begin Information supplied

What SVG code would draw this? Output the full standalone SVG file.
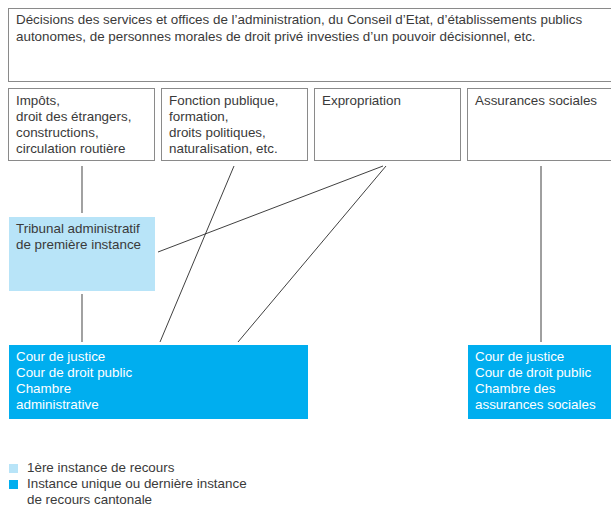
<svg xmlns="http://www.w3.org/2000/svg" width="611" height="506" viewBox="0 0 611 506">
<style>
text{font-family:"Liberation Sans",Arial,sans-serif;font-size:13.4px;fill:#3a3a3a}
.box{fill:#fff;stroke:#8a8a8a;stroke-width:1}
.light{fill:#b8e4f8}
.dark{fill:#00aeef}
.w{fill:#fff}
.gl{stroke:#7a7a7a;stroke-width:1.4;fill:none}
.tl{stroke:#2a2a2a;stroke-width:0.9;fill:none}
</style>
<rect width="611" height="506" fill="#fff"/>
<g id="decisions">
<rect class="box" x="8.5" y="8.5" width="610" height="73"/>
<text x="16" y="24">Décisions des services et offices de l’administration, du Conseil d’Etat, d’établissements publics</text>
<text x="16" y="41">autonomes, de personnes morales de droit privé investies d’un pouvoir décisionnel, etc.</text>
</g>
<g id="impots">
<rect class="box" x="8.5" y="88.5" width="146" height="72"/>
<text x="16" y="105">Impôts,</text>
<text x="16" y="121">droit des étrangers,</text>
<text x="16" y="137">constructions,</text>
<text x="16" y="153">circulation routière</text>
</g>
<g id="fonction">
<rect class="box" x="161.5" y="88.5" width="146" height="72"/>
<text x="169" y="105">Fonction publique,</text>
<text x="169" y="121">formation,</text>
<text x="169" y="137">droits politiques,</text>
<text x="169" y="153">naturalisation, etc.</text>
</g>
<g id="expropriation">
<rect class="box" x="314.5" y="88.5" width="146" height="72"/>
<text x="322" y="105">Expropriation</text>
</g>
<g id="assurances">
<rect class="box" x="467.5" y="88.5" width="150" height="72"/>
<text x="475" y="105">Assurances sociales</text>
</g>
<g id="tribunal">
<rect class="light" x="9" y="217" width="146" height="74"/>
<text x="16" y="233">Tribunal administratif</text>
<text x="16" y="249">de première instance</text>
</g>
<g id="cour-admin">
<rect class="dark" x="9" y="345" width="299" height="74"/>
<text class="w" x="16" y="361">Cour de justice</text>
<text class="w" x="16" y="377">Cour de droit public</text>
<text class="w" x="16" y="393">Chambre</text>
<text class="w" x="16" y="409">administrative</text>
</g>
<g id="cour-assurances">
<rect class="dark" x="468" y="345" width="143" height="74"/>
<text class="w" x="475" y="361">Cour de justice</text>
<text class="w" x="475" y="377">Cour de droit public</text>
<text class="w" x="475" y="393">Chambre des</text>
<text class="w" x="475" y="409">assurances sociales</text>
</g>
<g id="connectors">
<line class="gl" x1="82" y1="166" x2="82" y2="213"/>
<line class="gl" x1="82" y1="294" x2="82" y2="342"/>
<line class="tl" x1="234" y1="166" x2="160" y2="342"/>
<line class="tl" x1="383" y1="166" x2="158" y2="252"/>
<line class="tl" x1="386" y1="166" x2="238" y2="342"/>
<line class="tl" x1="541" y1="166" x2="541" y2="342"/>
</g>
<g id="legend">
<rect class="light" x="9" y="464" width="9" height="9"/>
<text x="27" y="472">1ère instance de recours</text>
<rect class="dark" x="9" y="480" width="9" height="9"/>
<text x="27" y="488">Instance unique ou dernière instance</text>
<text x="27" y="503.5">de recours cantonale</text>
</g>
</svg>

end Information supplied

• **Problem**
Repeat the data exactly in full, omitting its pictures.

• **Correct result**
What SVG code would draw this? Output the full standalone SVG file.
<svg xmlns="http://www.w3.org/2000/svg" width="611" height="506" viewBox="0 0 611 506">
<style>
text{font-family:"Liberation Sans",Arial,sans-serif;font-size:13.4px;fill:#3a3a3a}
.box{fill:#fff;stroke:#8a8a8a;stroke-width:1}
.light{fill:#b8e4f8}
.dark{fill:#00aeef}
.w{fill:#fff}
.gl{stroke:#7a7a7a;stroke-width:1.4;fill:none}
.tl{stroke:#2a2a2a;stroke-width:0.9;fill:none}
</style>
<rect width="611" height="506" fill="#fff"/>
<g id="decisions">
<rect class="box" x="8.5" y="8.5" width="610" height="73"/>
<text x="16" y="24">Décisions des services et offices de l’administration, du Conseil d’Etat, d’établissements publics</text>
<text x="16" y="41">autonomes, de personnes morales de droit privé investies d’un pouvoir décisionnel, etc.</text>
</g>
<g id="impots">
<rect class="box" x="8.5" y="88.5" width="146" height="72"/>
<text x="16" y="105">Impôts,</text>
<text x="16" y="121">droit des étrangers,</text>
<text x="16" y="137">constructions,</text>
<text x="16" y="153">circulation routière</text>
</g>
<g id="fonction">
<rect class="box" x="161.5" y="88.5" width="146" height="72"/>
<text x="169" y="105">Fonction publique,</text>
<text x="169" y="121">formation,</text>
<text x="169" y="137">droits politiques,</text>
<text x="169" y="153">naturalisation, etc.</text>
</g>
<g id="expropriation">
<rect class="box" x="314.5" y="88.5" width="146" height="72"/>
<text x="322" y="105">Expropriation</text>
</g>
<g id="assurances">
<rect class="box" x="467.5" y="88.5" width="150" height="72"/>
<text x="475" y="105">Assurances sociales</text>
</g>
<g id="tribunal">
<rect class="light" x="9" y="217" width="146" height="74"/>
<text x="16" y="233">Tribunal administratif</text>
<text x="16" y="249">de première instance</text>
</g>
<g id="cour-admin">
<rect class="dark" x="9" y="345" width="299" height="74"/>
<text class="w" x="16" y="361">Cour de justice</text>
<text class="w" x="16" y="377">Cour de droit public</text>
<text class="w" x="16" y="393">Chambre</text>
<text class="w" x="16" y="409">administrative</text>
</g>
<g id="cour-assurances">
<rect class="dark" x="468" y="345" width="143" height="74"/>
<text class="w" x="475" y="361">Cour de justice</text>
<text class="w" x="475" y="377">Cour de droit public</text>
<text class="w" x="475" y="393">Chambre des</text>
<text class="w" x="475" y="409">assurances sociales</text>
</g>
<g id="connectors">
<line class="gl" x1="82" y1="166" x2="82" y2="213"/>
<line class="gl" x1="82" y1="294" x2="82" y2="342"/>
<line class="tl" x1="234" y1="166" x2="160" y2="342"/>
<line class="tl" x1="383" y1="166" x2="158" y2="252"/>
<line class="tl" x1="386" y1="166" x2="238" y2="342"/>
<line class="tl" x1="541" y1="166" x2="541" y2="342"/>
</g>
<g id="legend">
<rect class="light" x="9" y="464" width="9" height="9"/>
<text x="27" y="472">1ère instance de recours</text>
<rect class="dark" x="9" y="480" width="9" height="9"/>
<text x="27" y="488">Instance unique ou dernière instance</text>
<text x="27" y="503.5">de recours cantonale</text>
</g>
</svg>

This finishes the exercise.